» **Available data**
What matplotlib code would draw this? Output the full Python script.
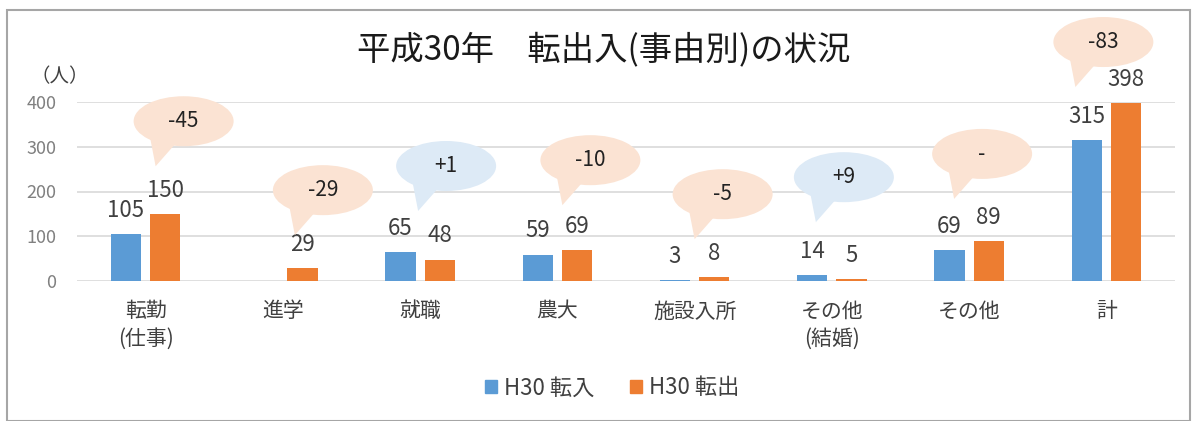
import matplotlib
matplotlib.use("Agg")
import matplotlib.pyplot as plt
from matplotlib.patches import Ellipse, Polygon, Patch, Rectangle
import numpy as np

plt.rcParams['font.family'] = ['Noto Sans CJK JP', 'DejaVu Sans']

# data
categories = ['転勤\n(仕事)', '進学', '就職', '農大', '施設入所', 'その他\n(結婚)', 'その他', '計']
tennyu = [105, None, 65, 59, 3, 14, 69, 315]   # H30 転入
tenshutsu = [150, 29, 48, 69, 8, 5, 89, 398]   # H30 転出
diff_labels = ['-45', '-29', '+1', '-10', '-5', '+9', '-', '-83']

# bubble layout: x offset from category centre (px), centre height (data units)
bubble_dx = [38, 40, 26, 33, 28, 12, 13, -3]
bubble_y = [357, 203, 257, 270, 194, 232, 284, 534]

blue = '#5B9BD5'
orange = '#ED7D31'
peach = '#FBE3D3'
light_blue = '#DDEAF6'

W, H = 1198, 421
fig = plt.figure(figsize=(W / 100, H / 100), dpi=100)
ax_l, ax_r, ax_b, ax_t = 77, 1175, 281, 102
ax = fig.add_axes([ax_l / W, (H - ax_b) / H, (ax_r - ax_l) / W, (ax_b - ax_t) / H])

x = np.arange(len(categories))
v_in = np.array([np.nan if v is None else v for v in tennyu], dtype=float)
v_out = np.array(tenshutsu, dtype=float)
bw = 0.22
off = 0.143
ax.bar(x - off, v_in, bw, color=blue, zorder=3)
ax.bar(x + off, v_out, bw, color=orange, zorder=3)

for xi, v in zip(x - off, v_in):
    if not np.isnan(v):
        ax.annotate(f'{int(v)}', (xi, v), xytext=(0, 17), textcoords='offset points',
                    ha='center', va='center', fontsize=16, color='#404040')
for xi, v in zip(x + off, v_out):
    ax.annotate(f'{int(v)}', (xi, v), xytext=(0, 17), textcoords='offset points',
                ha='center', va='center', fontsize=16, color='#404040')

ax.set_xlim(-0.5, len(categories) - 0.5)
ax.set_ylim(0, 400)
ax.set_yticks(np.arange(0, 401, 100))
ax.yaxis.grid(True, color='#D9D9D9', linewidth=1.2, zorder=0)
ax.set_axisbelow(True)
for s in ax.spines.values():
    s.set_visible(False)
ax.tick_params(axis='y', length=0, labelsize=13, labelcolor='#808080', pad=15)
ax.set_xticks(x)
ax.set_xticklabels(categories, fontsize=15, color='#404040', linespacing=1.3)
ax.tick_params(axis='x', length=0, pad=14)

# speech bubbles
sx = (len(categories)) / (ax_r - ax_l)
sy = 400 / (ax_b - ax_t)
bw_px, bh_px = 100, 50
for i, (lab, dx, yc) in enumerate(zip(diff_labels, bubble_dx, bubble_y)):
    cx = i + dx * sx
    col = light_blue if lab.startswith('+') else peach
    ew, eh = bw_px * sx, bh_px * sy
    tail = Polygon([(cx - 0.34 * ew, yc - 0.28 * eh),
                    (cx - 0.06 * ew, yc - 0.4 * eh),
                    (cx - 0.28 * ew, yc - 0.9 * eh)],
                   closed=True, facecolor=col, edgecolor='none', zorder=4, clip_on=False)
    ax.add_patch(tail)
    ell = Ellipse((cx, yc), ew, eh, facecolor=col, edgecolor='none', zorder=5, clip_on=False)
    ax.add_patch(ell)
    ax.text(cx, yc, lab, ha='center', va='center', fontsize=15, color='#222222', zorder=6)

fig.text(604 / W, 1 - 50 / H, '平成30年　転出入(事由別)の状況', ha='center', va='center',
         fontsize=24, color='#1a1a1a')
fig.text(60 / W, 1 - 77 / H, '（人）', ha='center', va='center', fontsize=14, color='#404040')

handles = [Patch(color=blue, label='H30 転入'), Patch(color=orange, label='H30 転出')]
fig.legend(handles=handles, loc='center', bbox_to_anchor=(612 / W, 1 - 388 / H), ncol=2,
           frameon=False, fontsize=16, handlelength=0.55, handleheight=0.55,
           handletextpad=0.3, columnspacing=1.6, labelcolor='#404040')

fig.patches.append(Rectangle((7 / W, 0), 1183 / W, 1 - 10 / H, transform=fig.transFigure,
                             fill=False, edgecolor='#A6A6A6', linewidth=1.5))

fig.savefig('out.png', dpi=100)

» **Objective**
Skip the pictures and restate exactly the lines from the beginning of the listing to the line with "bubble_y = [357, 203, 257, 270, 194, 232, 284, 534]", that line included.

» **Output**
What matplotlib code would draw this? Output the full Python script.
import matplotlib
matplotlib.use("Agg")
import matplotlib.pyplot as plt
from matplotlib.patches import Ellipse, Polygon, Patch, Rectangle
import numpy as np

plt.rcParams['font.family'] = ['Noto Sans CJK JP', 'DejaVu Sans']

# data
categories = ['転勤\n(仕事)', '進学', '就職', '農大', '施設入所', 'その他\n(結婚)', 'その他', '計']
tennyu = [105, None, 65, 59, 3, 14, 69, 315]   # H30 転入
tenshutsu = [150, 29, 48, 69, 8, 5, 89, 398]   # H30 転出
diff_labels = ['-45', '-29', '+1', '-10', '-5', '+9', '-', '-83']

# bubble layout: x offset from category centre (px), centre height (data units)
bubble_dx = [38, 40, 26, 33, 28, 12, 13, -3]
bubble_y = [357, 203, 257, 270, 194, 232, 284, 534]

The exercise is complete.